Un officier de brigade qui revient sur son rapport, une élue qui n’est plus certaine du degré de dangerosité du détenu, un psychiatre qui déclare fou un patient qu’il n’a jamais rencontré : mais pourquoi garde-t-on Mohamed el-Ghanam en détention ? Son avocat tire la sonnette d’alarme sur l’état de santé de son client, qu’il dit être en danger de mort. Il souhaite le voir au plus vite quitter Champ-Dollon pour un établissement hospitalier.

Inquiétudes
Dans un café du centre-ville du Caire, le frère cadet de Mohamed el-Ghanam pense avoir quelques réponses à ces interrogations : "Je suis persuadé que mon frère sait quelque chose qui est susceptible de compromettre la police et les services secrets suisses ; cela tourne autour de l’infiltration de Centre islamique de Genève, l’opération Memphis." L’homme est pharmacien et n’a rien d’un hurluberlu. Il est arrivé au rendez-vous avec un attaché-case ou sont compilées les preuves de l’innocence de son aîné. "Si les Suisses l’enferment et le font passer pour fou, c’est pour l’empêcher de parler", affirme Ali. Il ajoute ne pas être certain que la personne incarcérée à Champ-Dollon soit bien Mohamed el-Ghanam. "Je n’ai pas vu mon frère depuis 2001. À chaque fois que je me suis présenté à la prison, le personnel m’a affirmé que Mohamed refuse de me voir.
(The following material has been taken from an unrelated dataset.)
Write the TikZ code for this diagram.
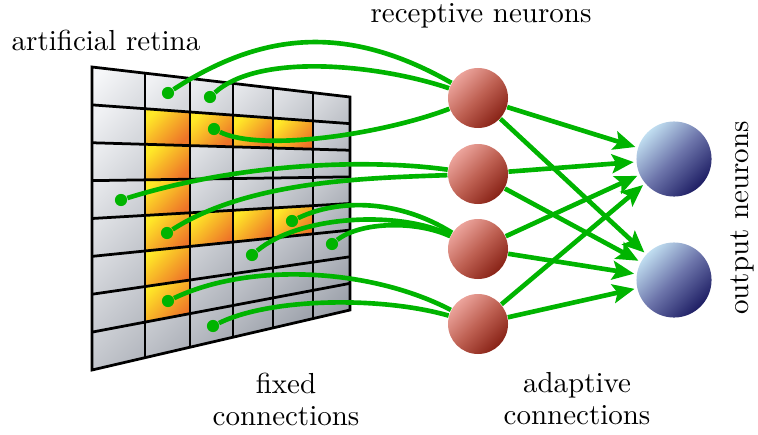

Mon frère est-il toujours vivant ?" s’inquiète-t-il.
La seule personne qui a pu rencontrer le détenu est l’avocat de la famille, Me Baynet. "Bien qu’il ne m’ait pas adressé la parole, je n’ai pas de motif de douter que c’est bien Mohamed el-Ghanam que j’ai pu voir lors de ma dernière visite, dit l’avocat. Il m’a été présenté comme tel par les employés de la prison et la directrice du service d’exécution des peines. Mais effectivement, je n’ai pas pu le reconnaître, car il porte la barbe et ne ressemble pas aux photos que j’ai pu voir de lui, prises avant 2005. Je ne crois toutefois pas qu’il soit décédé", commente l’avocat. Son défenseur pense que, dans cette affaire, les services secrets suisses ont fait une erreur. "Il est plus simple de maintenir el-Ghanam en prison plutôt que de reconnaître les erreurs du passé", conclut-il.

Les autorités égyptiennes se réveillent
Après la chute de Hosni Moubarak, en février 2011, un nouveau Parlement est élu en Égypte. L’affaire el-Ghanam commence à faire grand bruit. Le ministère égyptien des Affaires étrangères s’est saisi du dossier. Le député Magdy Sabri réclame la libération de l’ex-colonel. D’après Ali el-Ghanam, l’ambassadeur de Suisse en Égypte devrait être convoqué incessamment.
Dominik Furgler, l’ambassadeur de Suisse en Égypte, ne peut recevoir les journalistes pour cause, nous dit-on, d’agenda chargé. Mais il répond par mail : " Monsieur el-Ghanam a été interné en 2007, suite à un jugement du tribunal compétent du canton de Genève. Il est actuellement détenu à cause de son état psychiatrique et maintenu en détention pour des raisons thérapeutiques. Cette mesure est régulièrement réexaminée par les médecins. Les autorités suisses et égyptiennes sont en contact sur cette affaire." Fin du mail. Pas de l’histoire.